Here’s what you’ll want to be ready for when you leave an established company for a start-up:
1. Be prepared to pick up the pace.
Things move faster at a start-up. A lot of that has to do with the size, but also the relative lack of processes you’ll encounter in the beginning.
At a large company, processes are developed as a way to help the company grow without becoming unmanageable. But at some point, they actually begin to slow down the execution. A small company with fewer people will almost always have fewer processes in place. As it grows, more will be added. But initially, you’ll feel a real difference in the pace of work and the progress you make.
However, this doesn’t mean a start-up is a chaotic mess. Processes are present but only to the extent needed.
If you are coming from a bigger company, you’re likely used to following many processes. Don’t expect those to be replicated at the start-up. A new process should be added only if it makes the team more efficient.
2. Understand there are tradeoffs to being at a start-up.
One of the challenges of working at a start-up is the limitations of your resources. A fifteen-person operation has to make compromises and choose between multiple appealing options.
For instance, I was helping the sales and support team when I first joined the team at Chronicled. We received many inquiries from enterprises asking if we could help them with a variety of issues they had. But it just wasn’t feasible to help everyone.
There were plenty of interesting opportunities that didn’t fit our company strategy, and we had to turn them down.
A start-up has to manage their resources effectively, and that means not everything you plan will actually come to fruition. Sometimes, you just won’t have the resources to expend on a project.
3. Realize it’s not just about a job for most people.
There are plenty of passionate people working in established companies, but you’ll also find many who view their work simply as a job. It’s something they do from nine to five and then forget about when they go home.
There’s nothing necessarily wrong with that, but it’s not the attitude you’ll encounter at a start-up.
When I go to work each day, I see people who really care about what they do and what they deliver. Whether it’s the product, the marketing, or even a slide deck, they want it to be very high quality. They go out on a limb to ensure they’re delivering the best possible results.
So, make sure you’ve researched the company well to understand if you’re actually interested in their vision. If you’re committed, you probably wouldn’t mind working 80 hours a week if there was a need. If you aren’t committed, then you wouldn’t even enjoy the regular hours.
It doesn’t make any sense to join a start-up if you aren’t enthusiastic about the company and their goals.

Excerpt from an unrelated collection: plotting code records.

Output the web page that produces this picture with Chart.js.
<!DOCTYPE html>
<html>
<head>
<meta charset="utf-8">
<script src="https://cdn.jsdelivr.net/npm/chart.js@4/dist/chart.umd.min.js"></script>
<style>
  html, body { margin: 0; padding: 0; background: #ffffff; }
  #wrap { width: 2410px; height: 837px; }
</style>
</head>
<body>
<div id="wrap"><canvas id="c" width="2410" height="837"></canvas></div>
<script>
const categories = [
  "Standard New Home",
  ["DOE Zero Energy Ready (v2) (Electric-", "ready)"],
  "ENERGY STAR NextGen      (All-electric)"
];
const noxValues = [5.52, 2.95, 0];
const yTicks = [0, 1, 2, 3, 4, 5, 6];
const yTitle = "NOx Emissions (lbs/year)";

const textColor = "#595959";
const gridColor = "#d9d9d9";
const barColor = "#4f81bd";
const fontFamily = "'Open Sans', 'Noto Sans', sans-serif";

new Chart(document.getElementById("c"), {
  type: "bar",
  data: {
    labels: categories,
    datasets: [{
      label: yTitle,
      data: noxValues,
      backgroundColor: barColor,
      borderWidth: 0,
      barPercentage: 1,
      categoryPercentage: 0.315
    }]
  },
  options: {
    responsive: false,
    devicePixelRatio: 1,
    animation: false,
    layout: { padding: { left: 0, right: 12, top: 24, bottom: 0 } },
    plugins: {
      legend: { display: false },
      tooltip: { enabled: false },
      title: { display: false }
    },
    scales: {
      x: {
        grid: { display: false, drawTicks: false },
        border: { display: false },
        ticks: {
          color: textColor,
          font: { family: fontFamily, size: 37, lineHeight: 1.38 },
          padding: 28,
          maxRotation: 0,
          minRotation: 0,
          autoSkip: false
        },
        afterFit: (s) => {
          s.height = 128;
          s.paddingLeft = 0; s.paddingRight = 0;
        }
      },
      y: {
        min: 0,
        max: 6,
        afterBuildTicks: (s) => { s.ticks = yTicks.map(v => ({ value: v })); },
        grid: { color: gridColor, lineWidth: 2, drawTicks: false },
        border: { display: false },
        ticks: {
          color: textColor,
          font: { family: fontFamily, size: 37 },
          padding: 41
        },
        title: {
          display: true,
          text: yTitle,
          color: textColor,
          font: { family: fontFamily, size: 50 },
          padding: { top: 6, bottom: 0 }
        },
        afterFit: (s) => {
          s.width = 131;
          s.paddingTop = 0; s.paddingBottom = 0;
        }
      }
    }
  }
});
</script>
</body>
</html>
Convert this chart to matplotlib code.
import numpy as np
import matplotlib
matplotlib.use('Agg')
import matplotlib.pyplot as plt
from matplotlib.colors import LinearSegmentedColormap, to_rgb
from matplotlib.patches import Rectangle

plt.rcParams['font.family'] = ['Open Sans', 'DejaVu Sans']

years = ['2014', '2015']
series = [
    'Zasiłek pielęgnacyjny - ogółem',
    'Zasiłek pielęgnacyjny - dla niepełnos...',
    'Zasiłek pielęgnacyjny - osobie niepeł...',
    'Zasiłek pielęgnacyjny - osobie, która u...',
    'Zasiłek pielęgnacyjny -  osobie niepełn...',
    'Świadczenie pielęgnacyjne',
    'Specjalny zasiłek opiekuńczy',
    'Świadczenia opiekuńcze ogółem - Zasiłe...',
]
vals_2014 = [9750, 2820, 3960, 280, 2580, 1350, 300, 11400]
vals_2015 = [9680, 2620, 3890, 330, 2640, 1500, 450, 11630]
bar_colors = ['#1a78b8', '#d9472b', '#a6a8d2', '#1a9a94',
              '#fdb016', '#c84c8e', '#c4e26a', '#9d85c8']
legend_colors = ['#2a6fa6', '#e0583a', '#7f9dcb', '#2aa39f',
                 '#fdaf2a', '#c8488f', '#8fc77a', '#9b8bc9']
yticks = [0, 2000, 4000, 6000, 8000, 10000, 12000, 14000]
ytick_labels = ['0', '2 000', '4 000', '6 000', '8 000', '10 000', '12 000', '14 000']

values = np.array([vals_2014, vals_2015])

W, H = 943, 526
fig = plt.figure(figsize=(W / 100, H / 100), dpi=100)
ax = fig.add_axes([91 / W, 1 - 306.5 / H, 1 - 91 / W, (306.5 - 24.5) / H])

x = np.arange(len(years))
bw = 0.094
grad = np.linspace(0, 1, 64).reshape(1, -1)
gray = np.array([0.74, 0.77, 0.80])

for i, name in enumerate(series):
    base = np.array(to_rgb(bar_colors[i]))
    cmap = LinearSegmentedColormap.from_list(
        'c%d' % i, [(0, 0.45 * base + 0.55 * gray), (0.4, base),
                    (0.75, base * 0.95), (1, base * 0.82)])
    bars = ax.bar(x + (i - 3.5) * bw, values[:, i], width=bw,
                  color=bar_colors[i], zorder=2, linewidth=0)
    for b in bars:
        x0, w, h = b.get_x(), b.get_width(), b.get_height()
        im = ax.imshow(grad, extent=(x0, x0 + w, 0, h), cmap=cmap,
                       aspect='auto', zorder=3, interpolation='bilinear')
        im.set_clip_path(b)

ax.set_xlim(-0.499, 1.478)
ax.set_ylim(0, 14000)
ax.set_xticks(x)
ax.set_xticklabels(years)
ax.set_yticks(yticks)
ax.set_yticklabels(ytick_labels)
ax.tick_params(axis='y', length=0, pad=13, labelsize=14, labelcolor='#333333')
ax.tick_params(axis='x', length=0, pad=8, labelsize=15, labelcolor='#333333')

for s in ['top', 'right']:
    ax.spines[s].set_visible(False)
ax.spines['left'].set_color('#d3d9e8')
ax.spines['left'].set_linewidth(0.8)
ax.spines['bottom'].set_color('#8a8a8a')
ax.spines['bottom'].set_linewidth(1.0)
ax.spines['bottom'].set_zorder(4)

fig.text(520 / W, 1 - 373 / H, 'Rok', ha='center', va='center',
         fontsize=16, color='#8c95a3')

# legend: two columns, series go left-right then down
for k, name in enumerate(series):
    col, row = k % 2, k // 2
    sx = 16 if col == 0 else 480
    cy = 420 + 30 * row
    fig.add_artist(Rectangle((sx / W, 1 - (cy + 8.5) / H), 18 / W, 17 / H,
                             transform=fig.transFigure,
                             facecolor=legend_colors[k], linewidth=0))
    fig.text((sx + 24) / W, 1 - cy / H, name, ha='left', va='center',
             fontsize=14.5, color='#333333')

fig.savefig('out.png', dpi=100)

4. Be ready to take on more responsibilities.
The phrase, “That’s not my job,” shouldn’t be part of your vocabulary if you’re working at a start-up.
You’ll almost certainly have more responsibilities than you would at a large company. It’s actually one of the most exciting parts of working for an early stage start-up—you aren’t siloed into one function.
For instance, I currently have four different responsibilities as part of my product management role, simply because I’m part of a smaller team with fewer employees to handle tasks. At my previous job, we would have had four different people handling each of those areas.
It can seem hectic at times, but a start-up will provide you with more opportunities for taking ownership of something and making it your own.
5. Know your voice will be heard and will help make decisions.
There’s a difference in the structure of command when you work at a company with only 20 people. Strict, top-down control doesn’t really work—and it’s not a winning strategy, either.
A start-up environment offers every employee the opportunity to make their voice heard, even if they disagree with a decision.
It’s important that you can be honest about your opinions. But that may mean hard discussions with senior leaders, which can be a new experience. At my former company, I would never have been a part of those talks because important discussions happened at the senior leadership level.
Now, I have that opportunity. I’m able to speak up, sell an idea, or offer constructive criticism. But that’s what being in a start-up boils down to—more opportunity for ownership, for responsibility, and for growth.
6. Have fun and help shape the core company culture.
A start-up’s culture is generally shaped by the founders and their backgrounds. And you’ll likely have a chance to be part of the core team that defines it. Of course, this differs depending on whether you’re joining a company with 20, 50 or 100 employees.
If the company is very young, its culture likely hasn’t been fully defined yet.
You can help shape the culture and values by projecting what you believe in. Imagine you’ve been with a company for a few years and someone new is joining the team. You may be able to say, “This is how our team trains here,” and you could have been the leader who set it up. This is something you will never get to do at a big company, no matter how innovative it claims to be.
While there are many more considerations to joining a start-up, these are the main benefits to keep in mind if you’re thinking about making the transition.